In terms of numbers, the most significant missing step is the absence of Treatment Group Homes. Louisiana reports it needs 275. There can be no more than 8 children in a single group home. Louisiana needs at least 34 treatment group homes spread across the state. Today, after a year of CSoC, there is only one Treatment Group Home. Parker House is the Volunteers of America’s TGH in Baton Rouge for boys under 13. (I commend the staff of VOA and Parker House for their work to license a Treatment Group Home. It was not an easy road.)
At Methodist we have reviewed the Treatment Group Home materials and we do not believe we can provide Treatment Group Home services. I’ll share some of the reasons we and others are unable to provide Treatment Group Home services.
1. Federal regulations dictate what a children’s home can do now that CSoC is at work. We have four houses on our Ruston campus that would make great Treatment Group Homes. However, because we have PRTF beds on the same property, all our beds on the property must be PRTF beds. Remember, because we have more than 16 children in care, we must be licensed as a Psychiatric Residential Treatment Facility.

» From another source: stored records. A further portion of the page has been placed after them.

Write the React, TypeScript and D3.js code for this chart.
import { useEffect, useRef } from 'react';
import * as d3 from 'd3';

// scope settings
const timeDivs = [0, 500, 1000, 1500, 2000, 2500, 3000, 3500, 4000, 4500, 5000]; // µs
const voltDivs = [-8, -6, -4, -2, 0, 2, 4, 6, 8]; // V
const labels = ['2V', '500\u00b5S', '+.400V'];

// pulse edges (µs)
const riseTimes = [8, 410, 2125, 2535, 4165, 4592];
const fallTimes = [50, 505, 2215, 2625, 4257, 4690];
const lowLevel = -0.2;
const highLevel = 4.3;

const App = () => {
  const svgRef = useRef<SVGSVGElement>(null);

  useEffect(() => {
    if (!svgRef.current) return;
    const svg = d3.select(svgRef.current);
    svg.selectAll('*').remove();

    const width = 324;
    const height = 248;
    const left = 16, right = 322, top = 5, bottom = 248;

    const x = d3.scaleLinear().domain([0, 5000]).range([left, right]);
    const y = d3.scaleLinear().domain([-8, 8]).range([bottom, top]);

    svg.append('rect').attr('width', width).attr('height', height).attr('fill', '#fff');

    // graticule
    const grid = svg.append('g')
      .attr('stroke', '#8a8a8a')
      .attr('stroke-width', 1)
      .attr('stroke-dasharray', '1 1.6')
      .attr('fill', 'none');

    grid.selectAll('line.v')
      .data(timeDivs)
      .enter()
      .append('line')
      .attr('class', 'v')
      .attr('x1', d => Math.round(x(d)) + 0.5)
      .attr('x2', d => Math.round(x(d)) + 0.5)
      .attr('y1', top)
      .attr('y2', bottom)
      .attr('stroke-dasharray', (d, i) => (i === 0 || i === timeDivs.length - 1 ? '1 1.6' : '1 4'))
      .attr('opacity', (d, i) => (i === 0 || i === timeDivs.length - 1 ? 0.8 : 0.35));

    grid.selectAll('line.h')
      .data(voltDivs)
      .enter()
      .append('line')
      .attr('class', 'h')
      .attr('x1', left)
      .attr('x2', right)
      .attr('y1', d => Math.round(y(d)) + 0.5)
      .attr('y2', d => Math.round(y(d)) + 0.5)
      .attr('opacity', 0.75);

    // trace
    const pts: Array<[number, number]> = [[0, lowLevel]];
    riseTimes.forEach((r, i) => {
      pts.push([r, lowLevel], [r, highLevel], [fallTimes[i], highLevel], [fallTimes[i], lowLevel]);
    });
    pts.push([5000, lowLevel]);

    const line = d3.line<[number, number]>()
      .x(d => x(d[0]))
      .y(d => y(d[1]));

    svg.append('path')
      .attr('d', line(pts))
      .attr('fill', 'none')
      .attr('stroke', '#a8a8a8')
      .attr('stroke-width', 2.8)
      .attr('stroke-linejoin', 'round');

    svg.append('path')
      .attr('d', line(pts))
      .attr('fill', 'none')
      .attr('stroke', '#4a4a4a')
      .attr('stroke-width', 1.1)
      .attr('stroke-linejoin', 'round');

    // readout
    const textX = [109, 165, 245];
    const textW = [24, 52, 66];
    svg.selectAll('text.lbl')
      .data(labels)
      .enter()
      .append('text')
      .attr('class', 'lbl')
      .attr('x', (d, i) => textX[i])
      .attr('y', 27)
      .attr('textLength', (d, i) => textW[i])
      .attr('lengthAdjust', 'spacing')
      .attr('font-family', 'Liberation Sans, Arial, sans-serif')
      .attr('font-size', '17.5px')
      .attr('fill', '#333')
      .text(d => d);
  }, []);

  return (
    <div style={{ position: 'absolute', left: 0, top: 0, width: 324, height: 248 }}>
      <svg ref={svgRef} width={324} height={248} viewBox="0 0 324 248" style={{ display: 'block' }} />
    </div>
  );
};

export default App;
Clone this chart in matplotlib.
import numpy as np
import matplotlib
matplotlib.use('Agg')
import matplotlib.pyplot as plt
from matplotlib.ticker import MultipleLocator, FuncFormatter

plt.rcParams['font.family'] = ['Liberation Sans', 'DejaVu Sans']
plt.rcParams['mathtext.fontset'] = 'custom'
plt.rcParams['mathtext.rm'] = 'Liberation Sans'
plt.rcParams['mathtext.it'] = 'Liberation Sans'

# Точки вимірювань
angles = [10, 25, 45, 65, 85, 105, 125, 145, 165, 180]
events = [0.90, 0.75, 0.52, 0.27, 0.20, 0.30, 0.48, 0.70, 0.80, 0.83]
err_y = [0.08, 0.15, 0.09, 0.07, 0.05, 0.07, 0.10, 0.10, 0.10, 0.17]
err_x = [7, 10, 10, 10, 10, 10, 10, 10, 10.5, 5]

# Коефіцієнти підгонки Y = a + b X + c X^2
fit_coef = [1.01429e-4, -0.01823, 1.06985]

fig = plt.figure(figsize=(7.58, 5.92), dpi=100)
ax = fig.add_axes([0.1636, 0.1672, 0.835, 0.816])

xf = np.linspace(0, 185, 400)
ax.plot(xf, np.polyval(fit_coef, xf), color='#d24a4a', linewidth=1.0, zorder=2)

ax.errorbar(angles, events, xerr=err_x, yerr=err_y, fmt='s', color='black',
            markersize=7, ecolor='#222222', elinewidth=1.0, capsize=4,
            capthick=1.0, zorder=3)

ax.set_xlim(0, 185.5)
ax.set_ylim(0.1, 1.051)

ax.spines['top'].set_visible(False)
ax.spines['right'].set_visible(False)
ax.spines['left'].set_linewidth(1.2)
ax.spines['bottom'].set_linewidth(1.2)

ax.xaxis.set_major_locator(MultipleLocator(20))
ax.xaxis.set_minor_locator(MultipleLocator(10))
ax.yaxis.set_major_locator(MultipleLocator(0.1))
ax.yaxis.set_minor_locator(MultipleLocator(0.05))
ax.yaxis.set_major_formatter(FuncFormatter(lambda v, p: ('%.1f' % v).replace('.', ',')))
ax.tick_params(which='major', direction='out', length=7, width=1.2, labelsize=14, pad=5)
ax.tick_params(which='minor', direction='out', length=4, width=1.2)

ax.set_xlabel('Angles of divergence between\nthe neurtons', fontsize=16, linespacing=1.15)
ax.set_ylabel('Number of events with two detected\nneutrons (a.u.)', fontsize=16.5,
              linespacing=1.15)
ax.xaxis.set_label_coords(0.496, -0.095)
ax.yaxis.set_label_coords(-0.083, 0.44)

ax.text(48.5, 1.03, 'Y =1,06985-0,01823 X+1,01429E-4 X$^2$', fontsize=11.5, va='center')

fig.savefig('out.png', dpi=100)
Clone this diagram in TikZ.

2. The TGH minimum licensing standards require a Treatment Group Home be located in a neighborhood. Finding a suitable, existing house which meets the licensing requirements will be like finding a needle in a haystack. Homes built for families will not serve as great Treatment Group Homes. For example, few families require 8 bedrooms. If a provider builds their own house with 8 bedrooms it will be nearly impossible to sell in the future because, again, few families require 8 bedrooms.
3. I wrote earlier that it was initially reported that CSoC would bring $3 federal dollars into Louisiana for each $1 of State General Funds Louisiana tossed into the common pot. That’s a significant amount! I don’t believe it has worked out that way, though. Reimbursement rates for services are now lower than the cost of providing the service. The per diem payment for Non-Medical Group Homes is less than the rate providers received before CSoC was created. Several providers have crashed into their financial wall this past year because the current reimbursement rates do not support the costs of care. The Treatment Group Home reimbursement rate is low.
4. There are adolescent group home providers in Louisiana who have the experience and the heart to become Treatment Group Home providers. Unfortunately, CSoC does not pay for the start-up costs of making the transition from the former DCFS Child Residential license to the new DHH Treatment Group Home license. The cost of additional staff who must be hired prior to receiving the TGH license, the cost of licenses for evidence-based treatment practices, and the cost of accreditation are all financial burdens group home providers must shoulder to become Treatment Group Homes. Unfortunately, the per diem reimbursement rate is too low to allow a provider to ever recoup the startup costs. Figuratively speaking, a new TGH provider will start out in a hole and never climb out.
I’ll stop there because this is growing a bit long.
Scroll up and click on the chart again. Louisiana’s children need access to the two missing steps on the staircase of services. It’s a big step down from care in a psychiatric residential treatment facility to care in a non-medical group home. Some children require longer term psychiatric hospitalization because of significant mental illness.
Louisiana still has important service gaps to fill for children – the sooner the better.